A Novel Numerical Algorithms Optimization Method with Machine Learning Frameworks: Application on Real-time Plasmas Equilibrium Reconstruction in EXL-50U Spherical Torus
G. H. Zheng, S. F. Liu, X. Gu, Y. P. Zhang, J. Li, Y. Liu, X. C. Lun, L. Xing, J. G. Chen, Z. Y. Chen, Y. Yu, D. Guo, Z. Y. Yang, H. S. Xie, X. M. Song, Y. J. Shi, EXL-50U Team
TL;DR
This work tackles the challenge of real-time plasmas equilibrium reconstruction by introducing PTEFIT, a physics-based, GPU-accelerated pipeline built on PyTorch and TensorRT to deliver EFIT-like reconstructions at real-time speeds.
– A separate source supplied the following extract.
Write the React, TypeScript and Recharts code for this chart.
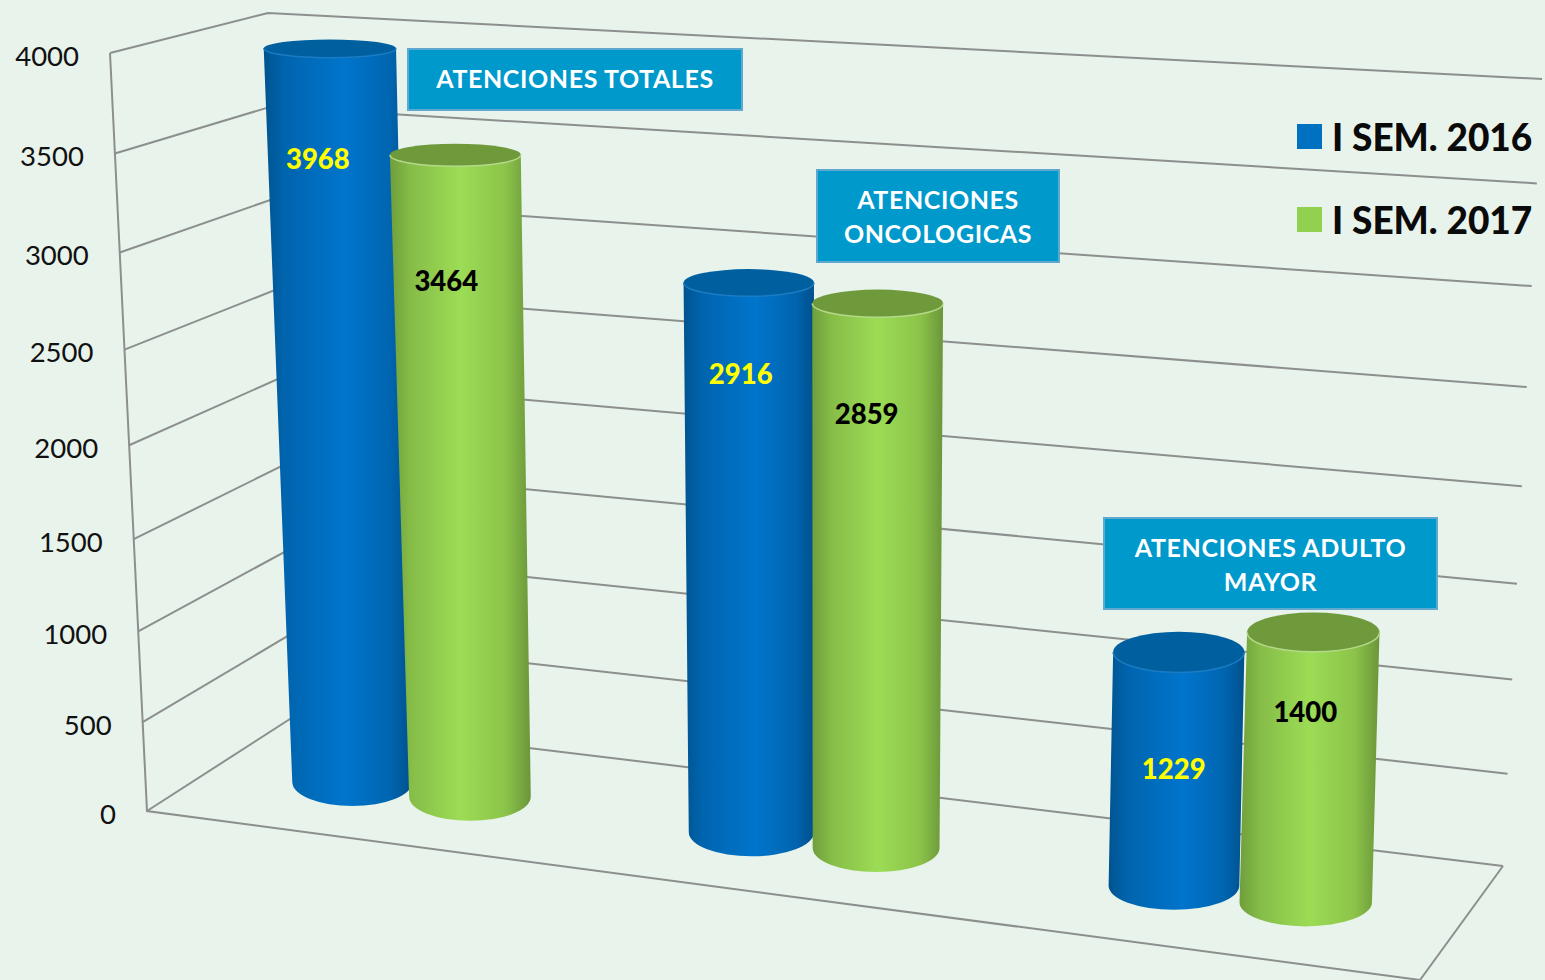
import { BarChart, Bar, XAxis, YAxis, CartesianGrid, Legend, LabelList } from "recharts"

const categories = ["ATENCIONES TOTALES", "ATENCIONES ONCOLOGICAS", "ATENCIONES ADULTO MAYOR"]
const sem2016 = [3968, 2916, 1229]
const sem2017 = [3464, 2859, 1400]
const yTicks = [0, 500, 1000, 1500, 2000, 2500, 3000, 3500, 4000]

const data = categories.map((name, i) => ({ name, sem2016: sem2016[i], sem2017: sem2017[i] }))

const W = 1545
const H = 980
const FONT = "Lato, sans-serif"
const GRID = "#8c8f8d"

type Pt = [number, number]
type Plane = { bl: Pt; br: Pt; tl: Pt; tr: Pt }

// the picture is a perspective view, so the flat chart coordinates get projected on these planes
const FL: Pt = [147, 811]
const BL: Pt = [290, 719]
const BR: Pt = [1503, 866]
const FR: Pt = [1420, 980]
const FL_TOP: Pt = [110, 53]
const BL_TOP: Pt = [268, 13]
const BR_TOP: Pt = [1542, 79]

const LEFT_WALL: Plane = { bl: FL, br: BL, tl: FL_TOP, tr: BL_TOP }
const BACK_WALL: Plane = { bl: BL, br: BR, tl: BL_TOP, tr: BR_TOP }
const BAR_PLANE: Plane = { bl: [218, 765], br: [1461, 922], tl: [189, 35], tr: [1491, 102] }

const BOXES = [
  { x: 408, y: 49, w: 334, h: 61, lines: ["ATENCIONES TOTALES"], ys: [78] },
  { x: 817, y: 170, w: 242, h: 92, lines: ["ATENCIONES", "ONCOLOGICAS"], ys: [199, 233] },
  { x: 1104, y: 518, w: 333, h: 91, lines: ["ATENCIONES ADULTO", "MAYOR"], ys: [547, 581] },
]

// hand placed value labels, relative to the top of each cylinder
const LABEL_SHIFT_2016: Pt[] = [[-12, 110], [-8, 91], [-5, 116]]
const LABEL_SHIFT_2017: Pt[] = [[-9, 126], [-11, 110], [-8, 79]]

const mix = (a: Pt, b: Pt, k: number): Pt => [a[0] + (b[0] - a[0]) * k, a[1] + (b[1] - a[1]) * k]
const project = (p: Plane, u: number, v: number): Pt => mix(mix(p.bl, p.br, u), mix(p.tl, p.tr, u), v)
const rise = (t: number) => 0.93 * t + 0.07 * t * t
const warpU = (t: number) => t - 0.085 * t * (1 - t)

function cylinder(x: number, y: number, width: number) {
  const u = warpU((x + width / 2) / W)
  const v = rise((H - y) / H)
  const base = project(BAR_PLANE, u, 0)
  const top = project(BAR_PLANE, u, v)
  const baseWidth = 118 + 16 * u
  const rxBase = (width / W) * 10 * baseWidth / 2
  const rxTop = (width / W) * 10 * (baseWidth + (132 - baseWidth) * v) / 2
  return { base, top, rxBase, rxTop, ryBase: 24, ryTop: 25 - 16 * v }
}

function cylinderShape(gradient: string, lid: string, rim: string) {
  return (props: any) => {
    const { base, top, rxBase, rxTop, ryBase, ryTop } = cylinder(props.x, props.y, props.width)
    const body = `M${top[0] - rxTop},${top[1]} L${base[0] - rxBase},${base[1]}
      A${rxBase},${ryBase} 0 0 0 ${base[0] + rxBase},${base[1]} L${top[0] + rxTop},${top[1]} Z`
    const front = `M${top[0] - rxTop},${top[1]} A${rxTop},${ryTop} 0 0 0 ${top[0] + rxTop},${top[1]}`
    return (
      <g>
        <path d={body} fill={`url(#${gradient})`} />
        <ellipse cx={top[0]} cy={top[1]} rx={rxTop} ry={ryTop} fill={lid} />
        <path d={front} fill="none" stroke={rim} strokeWidth={1.5} />
      </g>
    )
  }
}

function valueLabel(shifts: Pt[], color: string) {
  return (props: any) => {
    const { top } = cylinder(props.x, props.y, props.width)
    const shift = shifts[props.index]
    return (
      <text
        x={top[0] + shift[0]}
        y={top[1] + shift[1]}
        fill={color}
        fontFamily={FONT}
        fontWeight={900}
        fontSize={27.5}
        textAnchor="middle"
        dominantBaseline="central"
      >
        {props.value}
      </text>
    )
  }
}

function gridLine(props: any) {
  const t = (H - props.y1) / H
  const v = rise(t)
  const a = project(LEFT_WALL, 0, v)
  const b = project(LEFT_WALL, 1, v)
  const c = project(BACK_WALL, 1, v)
  const isFloor = t === 0
  return (
    <g key={props.key ?? props.index} stroke={GRID} fill="none" strokeWidth={2}>
      <polyline points={`${a} ${b} ${c}`} />
      {isFloor && <polyline points={`${FL_TOP} ${FL} ${FR} ${BR}`} />}
    </g>
  )
}

function valueTick(props: any) {
  const v = rise(props.payload.value / 4000)
  const [x, y] = project(LEFT_WALL, 0, v)
  return (
    <text x={x - 31} y={y + 2} fill="#111" fontFamily={FONT} fontSize={27.5} textAnchor="end" dominantBaseline="central">
      {props.payload.value}
    </text>
  )
}

function categoryBox(props: any) {
  const box = BOXES[props.index]
  return (
    <g>
      <rect x={box.x} y={box.y} width={box.w} height={box.h} fill="#0099cc" stroke="#5fa8cf" strokeWidth={2} />
      {box.lines.map((line, i) => (
        <text
          key={line}
          x={box.x + box.w / 2}
          y={box.ys[i]}
          fill="#fff"
          fontFamily={FONT}
          fontWeight={700}
          fontSize={25}
          letterSpacing={0.6}
          textAnchor="middle"
          dominantBaseline="central"
        >
          {line}
        </text>
      ))}
    </g>
  )
}

function legendContent(props: any) {
  return (
    <div>
      {props.payload.map((item: any) => (
        <div key={item.value} style={{ display: "flex", alignItems: "center", height: 83 }}>
          <span style={{ width: 25, height: 25, background: item.color, marginRight: 10 }} />
          <span style={{ fontFamily: FONT, fontWeight: 900, fontSize: 37, color: "#0a0a0a", whiteSpace: "nowrap" }}>
            {item.value}
          </span>
        </div>
      ))}
    </div>
  )
}

export default function App() {
  return (
    <div style={{ position: "absolute", left: 0, top: 0, width: W, height: H, background: "#e8f3ec", overflow: "hidden" }}>
      <BarChart
        width={W}
        height={H}
        data={data}
        margin={{ top: 0, right: 0, bottom: 0, left: 0 }}
        barGap={0}
        barCategoryGap="20%"
      >
        <defs>
          <linearGradient id="blueBody" x1="0" y1="0" x2="1" y2="0">
            <stop offset="0%" stopColor="#00548f" />
            <stop offset="14%" stopColor="#0064ae" />
            <stop offset="55%" stopColor="#0075cc" />
            <stop offset="85%" stopColor="#0065b0" />
            <stop offset="100%" stopColor="#00508c" />
          </linearGradient>
          <linearGradient id="greenBody" x1="0" y1="0" x2="1" y2="0">
            <stop offset="0%" stopColor="#6f9e3c" />
            <stop offset="15%" stopColor="#86bd48" />
            <stop offset="50%" stopColor="#9cdc55" />
            <stop offset="82%" stopColor="#8cc44a" />
            <stop offset="100%" stopColor="#6a963a" />
          </linearGradient>
        </defs>
        <CartesianGrid vertical={false} horizontal={gridLine} />
        <XAxis dataKey="name" mirror axisLine={false} tickLine={false} interval={0} tick={categoryBox} />
        <YAxis
          mirror
          domain={[0, 4000]}
          ticks={yTicks}
          interval={0}
          axisLine={false}
          tickLine={false}
          tick={valueTick}
        />
        <Legend
          layout="vertical"
          align="center"
          verticalAlign="middle"
          content={legendContent}
          wrapperStyle={{ left: 1297, top: 95, width: 248 }}
        />
        <Bar
          dataKey="sem2016"
          name="I SEM. 2016"
          fill="#0070c0"
          isAnimationActive={false}
          shape={cylinderShape("blueBody", "#005f9f", "#1a7cc4")}
        >
          <LabelList dataKey="sem2016" content={valueLabel(LABEL_SHIFT_2016, "#ffff00")} />
        </Bar>
        <Bar
          dataKey="sem2017"
          name="I SEM. 2017"
          fill="#92d050"
          isAnimationActive={false}
          shape={cylinderShape("greenBody", "#6f9a3b", "#b5d98a")}
        >
          <LabelList dataKey="sem2017" content={valueLabel(LABEL_SHIFT_2017, "#000000")} />
        </Bar>
      </BarChart>
    </div>
  )
}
By modularizing the workflow into Green's function generation, LS solutions, Grad-Shafranov solving, flux-surface processing, and optimization, PTEFIT achieves an average per-slice time of $0.268$ ms at a $129\times129$ grid and maintains consistency with offline EFIT within ~1 cm for LCFS metrics. Real-time control demonstrations show PTEFIT enabling PID regulation of the maximum plasma radius $R_{\max}$ and isoflux feedback, highlighting practical impact for tokamak experiments. The results suggest a scalable framework that leverages mutual ML frameworks for numerical optimization and can generalize to other real-time numerical algorithms in fusion and beyond.
Abstract
This work proposes for the first time a novel optimization method for numerical algorithms, which takes advantages of machine learning frameworks PyTorch and TensorRT, leveraging their modularity, low development threshold, and automatic tuning characteristics to achieve a real-time plasmas reconstruction algorithm called PTEFIT as an application in tokamak-based controlled fusion that combines performance, flexibility, and usability. The algorithm has been deployed and routinely operated on the EXL-50U spherical tokamak, with an average inference time of only 0.268ms per time slice at $129\times 129$ resolution, and has successfully driven feedback control of the maximum radial position of plasmas and isoflux control. We believe that its design philosophy has sufficient potential to accelerate development and optimization in GPU parallel computing, and is expected to be extended to other numerical algorithms.